Ce point est facteur d’efficience et d’une meilleure utilisation de l’argent public. La carrière des militaires impose des périodes de récupération, nous le reconnaissons, mais ils ne doivent pas pour autant squatter la grande majorité des postes de « chef », ça finit par être totalement contre-productif.
Sans lien direct nous attirons votre attention sur la réforme engagée dans le cadre du Maintien en Condition Opérationnel des équipements. Le principe adopté est celui de la verticalisation des contrats. Cette approche responsabilise les acteurs, certes, mais attention à ce qu’elle ne soit pas synonyme d’externalisation à tout crin !
Nous insistons une fois de plus sur la nécessité de garantir la réactivité que seuls les industriels étatiques peuvent assurer et sur l’autre nécessité de laisser à l’Etat la capacité de challenger les industriels privés.

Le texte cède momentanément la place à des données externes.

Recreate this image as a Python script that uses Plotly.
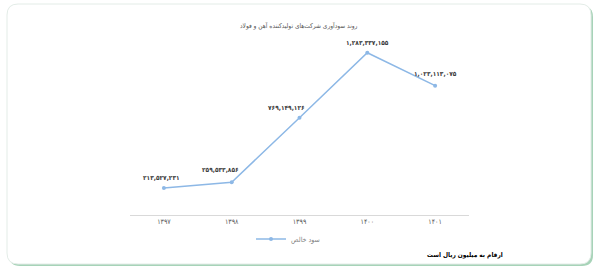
import plotly.graph_objects as go

years = ["۱۳۹۷", "۱۳۹۸", "۱۳۹۹", "۱۴۰۰", "۱۴۰۱"]
net_profit = [213527231, 259533856, 769149126, 1283337155, 1023113075]
value_labels = ["۲۱۳,۵۲۷,۲۳۱", "۲۵۹,۵۳۳,۸۵۶", "۷۶۹,۱۴۹,۱۲۶", "۱,۲۸۳,۳۳۷,۱۵۵", "۱,۰۲۳,۱۱۳,۰۷۵"]
series_name = "سود خالص"
title_text = "روند سودآوری شرکت‌های تولیدکننده آهن و فولاد"
note_text = "ارقام به میلیون ریال است"

# label offsets (pixels) relative to each point
label_dx = [-2, -11, -13, 0, 0]
label_dy = [10, 12, 10, 10, 12]

W, H = 597, 272
L, R, T, B = 130, 128, 38, 57
PW, PH = W - L - R, H - T - B

def px2paper_x(px):
    return (px - L) / PW

def px2paper_y(py):
    return (H - B - py) / PH

def rounded_path(x0, y0, x1, y1, r):
    X0, X1 = px2paper_x(x0), px2paper_x(x1)
    Y0, Y1 = px2paper_y(y0), px2paper_y(y1)
    rx, ry = r / PW, r / PH
    return (f"M {X0+rx},{Y0} L {X1-rx},{Y0} Q {X1},{Y0} {X1},{Y0-ry} "
            f"L {X1},{Y1+ry} Q {X1},{Y1} {X1-rx},{Y1} "
            f"L {X0+rx},{Y1} Q {X0},{Y1} {X0},{Y1+ry} "
            f"L {X0},{Y0-ry} Q {X0},{Y0} {X0+rx},{Y0} Z")

FONT = "DejaVu Sans"
FONT_C = "DejaVu Sans Condensed, DejaVu Sans"

fig = go.Figure()
fig.add_trace(go.Scatter(
    x=years, y=net_profit, mode="lines+markers", name=series_name,
    line=dict(color="#8db8e6", width=1.5),
    marker=dict(size=4, color="#8db8e6"),
))

for yr, v, lab, dx, dy in zip(years, net_profit, value_labels, label_dx, label_dy):
    fig.add_annotation(x=yr, y=v, text="<b>" + lab + "</b>", showarrow=False,
                       xanchor="center", yanchor="middle",
                       xshift=dx, yshift=dy,
                       font=dict(family=FONT_C, size=6.5, color="#404040"))

shapes = [
    dict(type="path", xref="paper", yref="paper", layer="below",
         path=rounded_path(9, 6, 593, 266, 11),
         fillcolor="#a7d3b8", line=dict(width=0)),
    dict(type="path", xref="paper", yref="paper", layer="below",
         path=rounded_path(7, 4, 591, 264, 11),
         fillcolor="#ffffff", line=dict(color="#e3ece7", width=1)),
]

fig.add_annotation(xref="paper", yref="paper", x=px2paper_x(299), y=px2paper_y(26),
                   xanchor="center", yanchor="middle", text=title_text, showarrow=False,
                   font=dict(family=FONT_C, size=6.5, color="#595959"))
fig.add_annotation(xref="paper", yref="paper", x=px2paper_x(465), y=px2paper_y(255),
                   xanchor="center", yanchor="middle", text="<b>" + note_text + "</b>", showarrow=False,
                   font=dict(family=FONT_C, size=6.5, color="#000000"))

fig.update_layout(
    width=W, height=H,
    margin=dict(l=L, r=R, t=T, b=B, pad=0),
    paper_bgcolor="#ffffff", plot_bgcolor="rgba(0,0,0,0)",
    shapes=shapes,
    showlegend=True,
    legend=dict(orientation="h", x=px2paper_x(288), xanchor="center", y=px2paper_y(239), yanchor="middle",
                font=dict(family=FONT_C, size=7, color="#7f7f7f"), bgcolor="rgba(0,0,0,0)"),
    xaxis=dict(range=[-0.5, 4.5], showgrid=False, showline=True, linecolor="#d9d9d9", linewidth=1,
               ticks="", tickfont=dict(family=FONT_C, size=7, color="#595959"),
               zeroline=False, fixedrange=True),
    yaxis=dict(range=[0, 1400000000], visible=False, showgrid=False, zeroline=False),
    font=dict(family=FONT),
)

fig.write_html("out.html")
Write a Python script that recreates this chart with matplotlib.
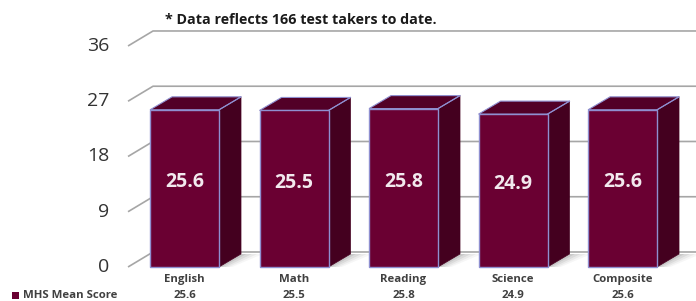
import matplotlib
matplotlib.use("Agg")
import matplotlib.pyplot as plt
from matplotlib.patches import Polygon

categories = ["English", "Math", "Reading", "Science", "Composite"]
scores = [25.6, 25.5, 25.8, 24.9, 25.6]
yticks = [0, 9, 18, 27, 36]
series_name = "MHS Mean Score"
note = "* Data reflects 166 test takers to date."

FONT = ["Open Sans", "DejaVu Sans"]

fig = plt.figure(figsize=(6.96, 3.01), dpi=100)
ax = fig.add_axes([0, 0, 1, 1])
ax.set_xlim(-1.685, 4.671)
ax.set_ylim(-5.54, 43.49)
ax.axis("off")

PXX = 109.5
PXY = 6.139
# wall geometry
wx0 = (128 - 184.5) / PXX
wdx = 25 / PXX
wdy = 15 / PXY
# bar geometry
hw = 0.315
bdx = 22 / PXX
bdy = 13 / PXY

grid_c = "#a6a6a6"
for t in yticks:
    ax.plot([wx0, wx0 + wdx, 4.7], [t, t + wdy, t + wdy], color=grid_c, lw=1.2,
            zorder=1, solid_capstyle="butt")
    ax.text(wx0 - 0.17, t, str(t), ha="right", va="center", fontsize=14,
            color="#333333", family=FONT)

front_c = "#6a0032"
side_c = "#44001f"
top_c = "#520027"
edge_c = "#8f8fd0"

for i, v in enumerate(scores):
    xl, xr = i - hw, i + hw
    # shadow on the floor
    for k, a in enumerate([0.10, 0.08, 0.06, 0.04]):
        ext = 0.05 + 0.05 * k
        sh = Polygon([(xr, 0), (xr + bdx, bdy), (xr + bdx + ext, bdy),
                      (xr + ext * 0.6, 0)], closed=True,
                     facecolor="#303030", alpha=a, edgecolor="none", zorder=2)
        ax.add_patch(sh)
    side = Polygon([(xr, 0), (xr + bdx, bdy), (xr + bdx, v + bdy), (xr, v)],
                   closed=True, facecolor=side_c, edgecolor=side_c, lw=0.5, zorder=3)
    top = Polygon([(xl, v), (xl + bdx, v + bdy), (xr + bdx, v + bdy), (xr, v)],
                  closed=True, facecolor=top_c, edgecolor=edge_c, lw=0.8, zorder=3)
    front = Polygon([(xl, 0), (xr, 0), (xr, v), (xl, v)], closed=True,
                    facecolor=front_c, edgecolor=edge_c, lw=1.0, zorder=4)
    ax.add_patch(side)
    ax.add_patch(top)
    ax.add_patch(front)
    ax.plot([xr, xr + bdx], [v, v + bdy], color=edge_c, lw=0.8, zorder=5)
    ax.text(i, v / 2 + 1.0, f"{v:.1f}", ha="center", va="center", fontsize=14,
            fontweight="bold", color="#f2e9ee", family=FONT, zorder=6)
    ax.text(i, -2.0, categories[i], ha="center", va="center", fontsize=8.2,
            fontweight="bold", color="#404040", family=FONT)
    ax.text(i, -4.65, f"{v:.1f}", ha="center", va="center", fontsize=8.2,
            fontweight="bold", color="#404040", family=FONT)

# legend
fig.patches.append(Polygon([(12 / 696, 1 - 299 / 301), (19 / 696, 1 - 299 / 301),
                            (19 / 696, 1 - 292 / 301), (12 / 696, 1 - 292 / 301)],
                           closed=True, transform=fig.transFigure,
                           facecolor=front_c, edgecolor="none"))
fig.text(23 / 696, 1 - 295.5 / 301, series_name, ha="left", va="center", fontsize=8.2,
         fontweight="bold", color="#404040", family=FONT)

fig.text(165 / 696, 1 - 20 / 301, note, ha="left", va="center", fontsize=10.3,
         fontweight="bold", color="#1a1a1a", family=FONT)

fig.savefig("out.png", dpi=100)
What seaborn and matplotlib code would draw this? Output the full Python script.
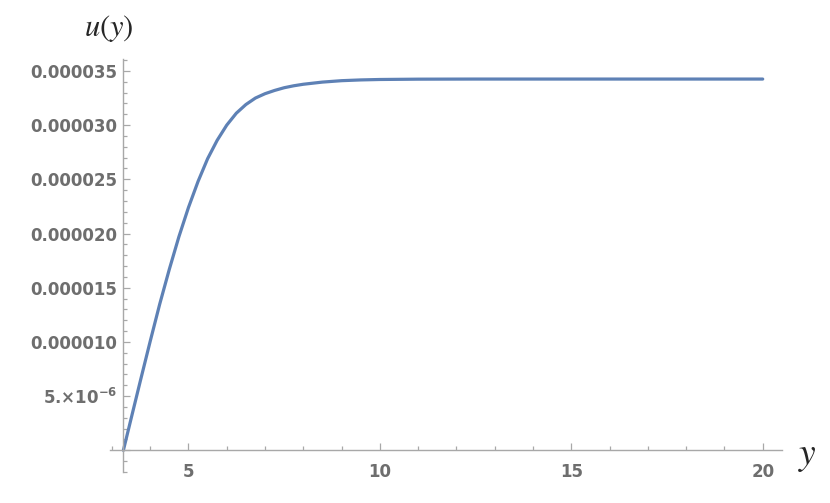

Pour conclure, la CFDT Défense constate que le montant des mesures catégorielles 2021 n’est pas à la hauteur de l’investissement des personnels civils qui ont prouvé leur sens du devoir lors de la crise sanitaire et ce dès les premiers jours du confinement. Grâce à leur soutien technique et administratif de qualité et réactif, le ministère des armées a pu répondre présent et remplir la majorité de ses missions au profit des citoyens et de la Nation.